# Source data
##########
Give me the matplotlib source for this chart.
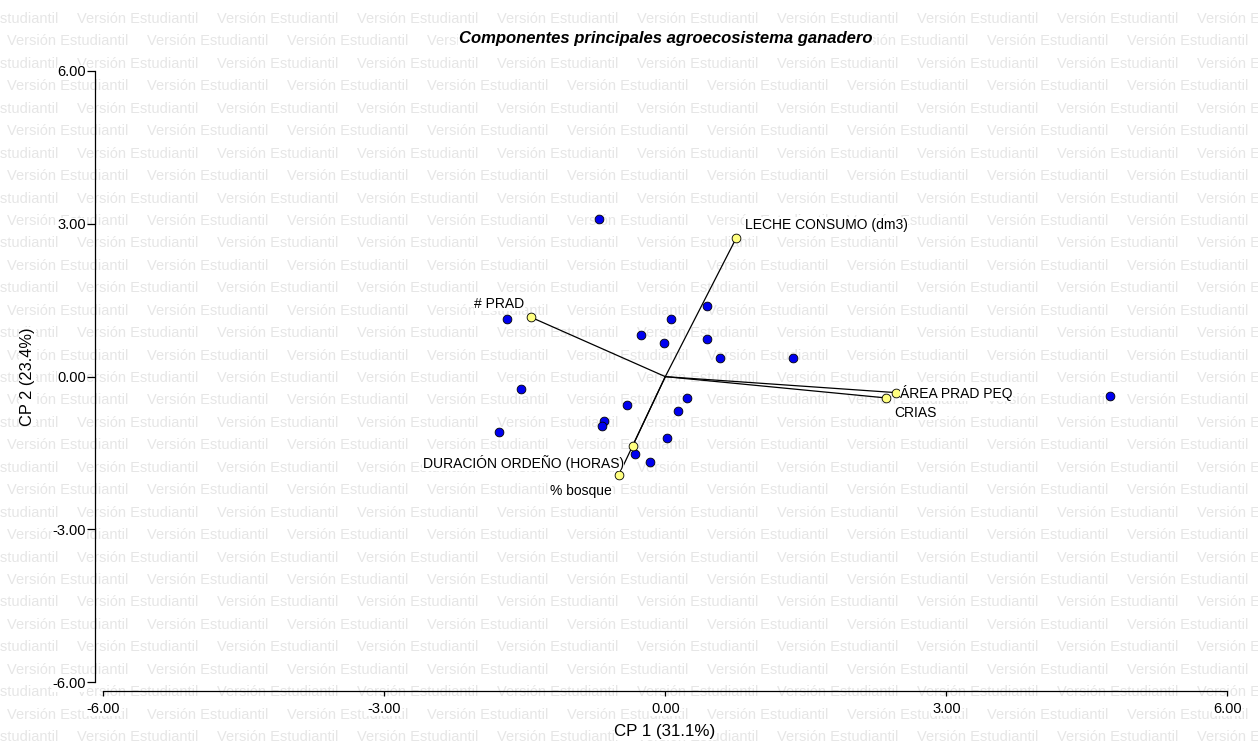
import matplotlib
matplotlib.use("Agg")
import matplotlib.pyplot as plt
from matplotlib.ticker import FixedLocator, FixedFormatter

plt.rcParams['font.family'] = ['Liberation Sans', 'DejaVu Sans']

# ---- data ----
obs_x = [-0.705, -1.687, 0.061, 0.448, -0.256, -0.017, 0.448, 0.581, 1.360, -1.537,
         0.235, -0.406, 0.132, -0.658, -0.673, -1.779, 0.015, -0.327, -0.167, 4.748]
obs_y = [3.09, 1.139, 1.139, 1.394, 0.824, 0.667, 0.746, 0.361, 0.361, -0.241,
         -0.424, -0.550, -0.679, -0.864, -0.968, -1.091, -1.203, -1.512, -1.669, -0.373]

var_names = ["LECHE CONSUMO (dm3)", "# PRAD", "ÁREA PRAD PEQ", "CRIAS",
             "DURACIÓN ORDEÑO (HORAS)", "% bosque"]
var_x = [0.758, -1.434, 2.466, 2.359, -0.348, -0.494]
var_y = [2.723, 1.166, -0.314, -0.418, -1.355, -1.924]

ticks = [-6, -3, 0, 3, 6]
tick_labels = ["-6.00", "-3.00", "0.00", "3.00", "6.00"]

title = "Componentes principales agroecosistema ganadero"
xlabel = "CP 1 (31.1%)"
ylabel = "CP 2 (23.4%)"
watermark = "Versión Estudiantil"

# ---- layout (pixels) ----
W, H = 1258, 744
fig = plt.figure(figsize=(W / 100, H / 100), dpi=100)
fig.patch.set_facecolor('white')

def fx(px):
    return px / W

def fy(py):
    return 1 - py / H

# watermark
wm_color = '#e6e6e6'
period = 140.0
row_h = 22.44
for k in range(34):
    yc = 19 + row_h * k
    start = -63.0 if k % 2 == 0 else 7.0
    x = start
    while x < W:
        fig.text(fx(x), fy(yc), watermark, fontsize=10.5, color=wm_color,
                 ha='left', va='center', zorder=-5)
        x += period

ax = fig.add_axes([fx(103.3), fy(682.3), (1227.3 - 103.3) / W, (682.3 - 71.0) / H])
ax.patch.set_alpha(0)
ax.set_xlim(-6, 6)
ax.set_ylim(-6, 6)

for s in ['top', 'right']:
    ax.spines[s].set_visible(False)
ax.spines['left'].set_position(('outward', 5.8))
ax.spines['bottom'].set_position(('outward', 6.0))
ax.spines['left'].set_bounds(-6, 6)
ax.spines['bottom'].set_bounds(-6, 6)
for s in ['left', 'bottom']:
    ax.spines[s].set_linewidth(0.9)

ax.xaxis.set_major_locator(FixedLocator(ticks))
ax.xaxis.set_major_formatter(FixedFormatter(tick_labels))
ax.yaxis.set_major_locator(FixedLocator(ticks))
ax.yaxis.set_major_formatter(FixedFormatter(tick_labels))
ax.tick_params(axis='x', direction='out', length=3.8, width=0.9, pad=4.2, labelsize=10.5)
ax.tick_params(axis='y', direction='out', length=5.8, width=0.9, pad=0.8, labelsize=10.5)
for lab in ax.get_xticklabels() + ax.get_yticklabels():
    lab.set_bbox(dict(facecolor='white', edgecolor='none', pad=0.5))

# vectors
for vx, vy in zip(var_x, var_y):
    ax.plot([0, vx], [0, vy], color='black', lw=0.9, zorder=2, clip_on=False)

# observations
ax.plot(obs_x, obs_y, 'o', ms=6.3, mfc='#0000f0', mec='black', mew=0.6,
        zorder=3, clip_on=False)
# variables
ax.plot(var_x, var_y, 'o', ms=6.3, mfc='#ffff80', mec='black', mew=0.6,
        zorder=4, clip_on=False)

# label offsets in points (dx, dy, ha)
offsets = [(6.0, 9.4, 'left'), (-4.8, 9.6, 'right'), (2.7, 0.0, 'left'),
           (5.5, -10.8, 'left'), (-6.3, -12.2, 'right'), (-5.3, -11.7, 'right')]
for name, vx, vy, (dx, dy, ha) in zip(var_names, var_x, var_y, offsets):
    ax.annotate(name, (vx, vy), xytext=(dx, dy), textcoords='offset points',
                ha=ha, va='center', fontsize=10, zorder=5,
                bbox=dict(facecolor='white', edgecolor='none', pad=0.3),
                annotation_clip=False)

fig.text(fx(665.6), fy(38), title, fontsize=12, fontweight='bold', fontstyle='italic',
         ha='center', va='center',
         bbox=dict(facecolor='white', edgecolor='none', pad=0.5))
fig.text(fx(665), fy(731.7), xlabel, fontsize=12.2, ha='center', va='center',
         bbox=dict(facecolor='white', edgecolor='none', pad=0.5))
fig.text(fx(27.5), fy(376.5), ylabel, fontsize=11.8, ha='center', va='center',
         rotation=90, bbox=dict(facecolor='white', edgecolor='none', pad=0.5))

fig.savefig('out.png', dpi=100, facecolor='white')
##########
# Problem requirements
In this exercise, set down all of the data exactly, without the pictures.

# Finished task
Give me the matplotlib source for this chart.
import matplotlib
matplotlib.use("Agg")
import matplotlib.pyplot as plt
from matplotlib.ticker import FixedLocator, FixedFormatter

plt.rcParams['font.family'] = ['Liberation Sans', 'DejaVu Sans']

# ---- data ----
obs_x = [-0.705, -1.687, 0.061, 0.448, -0.256, -0.017, 0.448, 0.581, 1.360, -1.537,
         0.235, -0.406, 0.132, -0.658, -0.673, -1.779, 0.015, -0.327, -0.167, 4.748]
obs_y = [3.09, 1.139, 1.139, 1.394, 0.824, 0.667, 0.746, 0.361, 0.361, -0.241,
         -0.424, -0.550, -0.679, -0.864, -0.968, -1.091, -1.203, -1.512, -1.669, -0.373]

var_names = ["LECHE CONSUMO (dm3)", "# PRAD", "ÁREA PRAD PEQ", "CRIAS",
             "DURACIÓN ORDEÑO (HORAS)", "% bosque"]
var_x = [0.758, -1.434, 2.466, 2.359, -0.348, -0.494]
var_y = [2.723, 1.166, -0.314, -0.418, -1.355, -1.924]

ticks = [-6, -3, 0, 3, 6]
tick_labels = ["-6.00", "-3.00", "0.00", "3.00", "6.00"]

title = "Componentes principales agroecosistema ganadero"
xlabel = "CP 1 (31.1%)"
ylabel = "CP 2 (23.4%)"
watermark = "Versión Estudiantil"

# ---- layout (pixels) ----
W, H = 1258, 744
fig = plt.figure(figsize=(W / 100, H / 100), dpi=100)
fig.patch.set_facecolor('white')

def fx(px):
    return px / W

def fy(py):
    return 1 - py / H

# watermark
wm_color = '#e6e6e6'
period = 140.0
row_h = 22.44
for k in range(34):
    yc = 19 + row_h * k
    start = -63.0 if k % 2 == 0 else 7.0
    x = start
    while x < W:
        fig.text(fx(x), fy(yc), watermark, fontsize=10.5, color=wm_color,
                 ha='left', va='center', zorder=-5)
        x += period

ax = fig.add_axes([fx(103.3), fy(682.3), (1227.3 - 103.3) / W, (682.3 - 71.0) / H])
ax.patch.set_alpha(0)
ax.set_xlim(-6, 6)
ax.set_ylim(-6, 6)

for s in ['top', 'right']:
    ax.spines[s].set_visible(False)
ax.spines['left'].set_position(('outward', 5.8))
ax.spines['bottom'].set_position(('outward', 6.0))
ax.spines['left'].set_bounds(-6, 6)
ax.spines['bottom'].set_bounds(-6, 6)
for s in ['left', 'bottom']:
    ax.spines[s].set_linewidth(0.9)

ax.xaxis.set_major_locator(FixedLocator(ticks))
ax.xaxis.set_major_formatter(FixedFormatter(tick_labels))
ax.yaxis.set_major_locator(FixedLocator(ticks))
ax.yaxis.set_major_formatter(FixedFormatter(tick_labels))
ax.tick_params(axis='x', direction='out', length=3.8, width=0.9, pad=4.2, labelsize=10.5)
ax.tick_params(axis='y', direction='out', length=5.8, width=0.9, pad=0.8, labelsize=10.5)
for lab in ax.get_xticklabels() + ax.get_yticklabels():
    lab.set_bbox(dict(facecolor='white', edgecolor='none', pad=0.5))

# vectors
for vx, vy in zip(var_x, var_y):
    ax.plot([0, vx], [0, vy], color='black', lw=0.9, zorder=2, clip_on=False)

# observations
ax.plot(obs_x, obs_y, 'o', ms=6.3, mfc='#0000f0', mec='black', mew=0.6,
        zorder=3, clip_on=False)
# variables
ax.plot(var_x, var_y, 'o', ms=6.3, mfc='#ffff80', mec='black', mew=0.6,
        zorder=4, clip_on=False)

# label offsets in points (dx, dy, ha)
offsets = [(6.0, 9.4, 'left'), (-4.8, 9.6, 'right'), (2.7, 0.0, 'left'),
           (5.5, -10.8, 'left'), (-6.3, -12.2, 'right'), (-5.3, -11.7, 'right')]
for name, vx, vy, (dx, dy, ha) in zip(var_names, var_x, var_y, offsets):
    ax.annotate(name, (vx, vy), xytext=(dx, dy), textcoords='offset points',
                ha=ha, va='center', fontsize=10, zorder=5,
                bbox=dict(facecolor='white', edgecolor='none', pad=0.3),
                annotation_clip=False)

fig.text(fx(665.6), fy(38), title, fontsize=12, fontweight='bold', fontstyle='italic',
         ha='center', va='center',
         bbox=dict(facecolor='white', edgecolor='none', pad=0.5))
fig.text(fx(665), fy(731.7), xlabel, fontsize=12.2, ha='center', va='center',
         bbox=dict(facecolor='white', edgecolor='none', pad=0.5))
fig.text(fx(27.5), fy(376.5), ylabel, fontsize=11.8, ha='center', va='center',
         rotation=90, bbox=dict(facecolor='white', edgecolor='none', pad=0.5))

fig.savefig('out.png', dpi=100, facecolor='white')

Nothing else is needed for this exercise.